Unserer Regierung sind diese Dinge lange bekannt! Statt ihnen aber abzuhelfen bekommt man als Normalfahrgast stets nur was vom „Wegerisiko“ zu hören, will heißen man sei daran auch noch selber schuld. Dazu will ich eins ganz klar sagen: Die Möglichkeit zur Einflussnahme hört für alle Normalverbraucher da auf, dass sie zeitgerecht an der Abgangshaltestelle eintreffen. Auf den Betrieb haben sie absolut keinen wirklichen Einfluss. Man kann so schnell wie möglich ein- oder aussteigen. Aber man kann nicht beeinflussen dass die Züge zu wenig Türen haben, dass es wegen Mängeln am Gleis massig Langsamfahrstellen gibt, dass es Umleitungen gibt, dass Züge ausfallen weil die Fahrer nicht da sind. Das alles geht auf die Kappe der Planungsebene, die es unterlassen hat rechtzeitig gegenzusteuern. Die Züge dürfen nicht länger sein als der kürzeste Bahnsteig auf der Strecke? Ihr selbst habt die absägen lassen! Also hört mir bitte auf mit eurem Wegerisiko, und daran wird sich auch nichts ändern wenn die Monatskarten wieder das Zigfache kosten!

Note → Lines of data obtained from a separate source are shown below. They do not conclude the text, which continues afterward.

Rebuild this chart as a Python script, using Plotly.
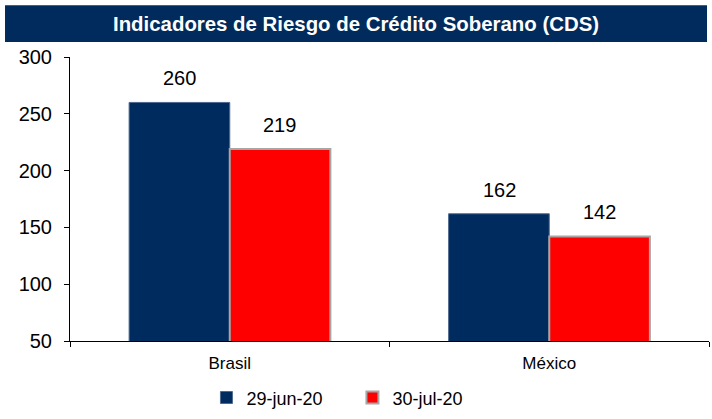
import plotly.graph_objects as go

categories = ["Brasil", "México"]
series_names = ["29-jun-20", "30-jul-20"]
values_jun = [260, 162]
values_jul = [219, 142]
y_ticks = [50, 100, 150, 200, 250, 300]
title_text = "Indicadores de Riesgo de Crédito Soberano (CDS)"

navy = "#002B5F"
red = "#FF0000"
font_family = "Liberation Sans, Arial, sans-serif"

fig = go.Figure()
fig.add_trace(go.Bar(
    x=categories, y=values_jun, name=series_names[0],
    marker=dict(color=navy, line=dict(color="#4F6A8F", width=1)),
))
fig.add_trace(go.Bar(
    x=categories, y=values_jul, name=series_names[1],
    marker=dict(color=red, line=dict(color="#A6A6A6", width=2)),
))

annotations = []
for vals, shift in [(values_jun, -50), (values_jul, 50)]:
    for c, v in zip(categories, vals):
        annotations.append(dict(
            x=c, y=v, xref="x", yref="y", text=str(v), showarrow=False,
            xshift=shift, yshift=11, yanchor="bottom",
            font=dict(size=20, color="#000000", family=font_family),
        ))
annotations.append(dict(
    x=0.4476, y=1.117, xref="paper", yref="paper", text="<b>" + title_text + "</b>",
    showarrow=False, xanchor="center", yanchor="middle",
    font=dict(size=20.4, color="#FFFFFF", family=font_family),
))

fig.update_layout(
    width=712, height=419,
    margin=dict(l=70, r=3, t=57, b=76),
    paper_bgcolor="white", plot_bgcolor="white",
    barmode="group", bargap=0.37, bargroupgap=0,
    font=dict(family=font_family, color="#000000"),
    showlegend=True,
    legend=dict(orientation="h", x=0.442, xanchor="center", y=-0.2, yanchor="middle",
                font=dict(size=18, family=font_family), itemwidth=30,
                entrywidth=101, traceorder="normal"),
    annotations=annotations,
    shapes=[dict(type="rect", xref="paper", yref="paper",
                 x0=-0.1017, x1=0.9969, y0=1.0524, y1=1.1818,
                 fillcolor="#002B5C", line=dict(width=0), layer="below")],
)
fig.update_xaxes(
    showline=True, linecolor="#000000", linewidth=1,
    ticks="outside", tickson="boundaries", ticklen=5, tickcolor="#000000",
    tickfont=dict(size=17, family=font_family), ticklabelstandoff=7,
    showgrid=False,
)
fig.update_yaxes(
    range=[50, 300], tickvals=y_ticks,
    showline=True, linecolor="#000000", linewidth=1,
    ticks="outside", ticklen=5, tickcolor="#000000",
    tickfont=dict(size=20, family=font_family), ticklabelstandoff=8,
    showgrid=False, zeroline=False,
)

fig.write_html("out.html")
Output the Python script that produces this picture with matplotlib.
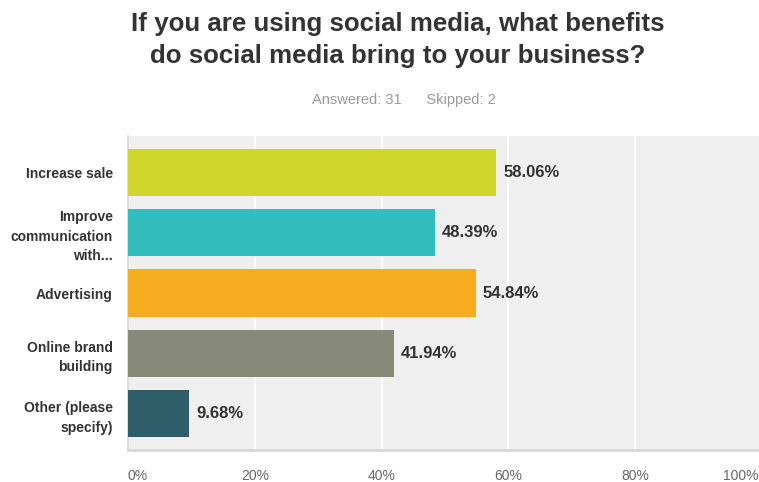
import matplotlib.pyplot as plt
from matplotlib.transforms import ScaledTranslation

plt.rcParams["font.family"] = ["Liberation Sans", "DejaVu Sans"]

# survey answers, top to bottom
categories = [
    "Increase sale",
    "Improve\ncommunication\nwith...",
    "Advertising",
    "Online brand\nbuilding",
    "Other (please\nspecify)",
]
percent = [58.06, 48.39, 54.84, 41.94, 9.68]
bar_colors = ["#cfd52a", "#33bdbd", "#f5ac1f", "#888a79", "#2e5e6a"]
tick_values = [0, 20, 40, 60, 80, 100]
tick_labels = ["0%", "20%", "40%", "60%", "80%", "100%"]

W, H = 759, 482
fig = plt.figure(figsize=(W / 100, H / 100), dpi=100)
fig.patch.set_facecolor("white")

# plot area runs slightly past the right edge, as in the original export
ax = fig.add_axes([128 / W, (H - 450) / H, (762 - 128) / W, (450 - 136) / H])
ax.set_facecolor("#efefef")

ypos = list(range(len(categories)))
ax.barh(ypos, percent, height=0.78, color=bar_colors, zorder=3)

for y, v in zip(ypos, percent):
    ax.annotate(f"{v:.2f}%", xy=(v, y), xytext=(7, 0), textcoords="offset pixels",
                va="center", ha="left", fontsize=12, fontweight="bold",
                color="#333333", zorder=4)

ax.set_xlim(0, 100)
ax.set_ylim(4.6, -0.6)
ax.set_xticks(tick_values)
ax.set_xticklabels(tick_labels, fontsize=10, color="#666666")
ax.set_yticks(ypos)
ax.set_yticklabels(categories, fontsize=10, fontweight="bold", color="#333333",
                   linespacing=1.5)
ax.tick_params(axis="x", length=0, pad=14)
ax.tick_params(axis="y", length=0, pad=11)

# first and last x labels sit inside the plot edges
xl = ax.get_xticklabels()
xl[0].set_ha("left")
xl[-1].set_ha("right")
xl[-1].set_transform(xl[-1].get_transform()
                     + ScaledTranslation(-3 / 100, 0, fig.dpi_scale_trans))

ax.grid(axis="x", color="white", linewidth=1.5, zorder=1)
ax.set_axisbelow(True)
for side in ["top", "right"]:
    ax.spines[side].set_visible(False)
ax.spines["left"].set_color("#d6d6d6")
ax.spines["left"].set_linewidth(1.2)
ax.spines["bottom"].set_color("#d6d6d6")
ax.spines["bottom"].set_linewidth(2)

fig.text(398 / W, 1 - 40 / H,
         "If you are using social media, what benefits\ndo social media bring to your business?",
         ha="center", va="center", fontsize=18.6, fontweight="bold", color="#333333",
         linespacing=1.45)
fig.text(404 / W, 1 - 100 / H, "Answered: 31      Skipped: 2",
         ha="center", va="center", fontsize=10.5, color="#9a9a9a")

fig.savefig("out.png", dpi=100)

Es gab genau eine Erkenntnis aus diesem Ticket, die bleiben wird: ein Nahverkehr, den man nutzen kann ohne über Tarifgrenzen nachzudenken, eine Fahrkarte die gilt egal in welche fremde Stadt man kommt – das ist attraktiv und wird angenommen. Über den Preis zu reden wäre ein anderes Thema solange die dafür nötigen Kapazitäten nicht da sind. Ein Zurück zum altbekannten Kleinklein der Verkehrsverbünde bringt uns da nicht weiter.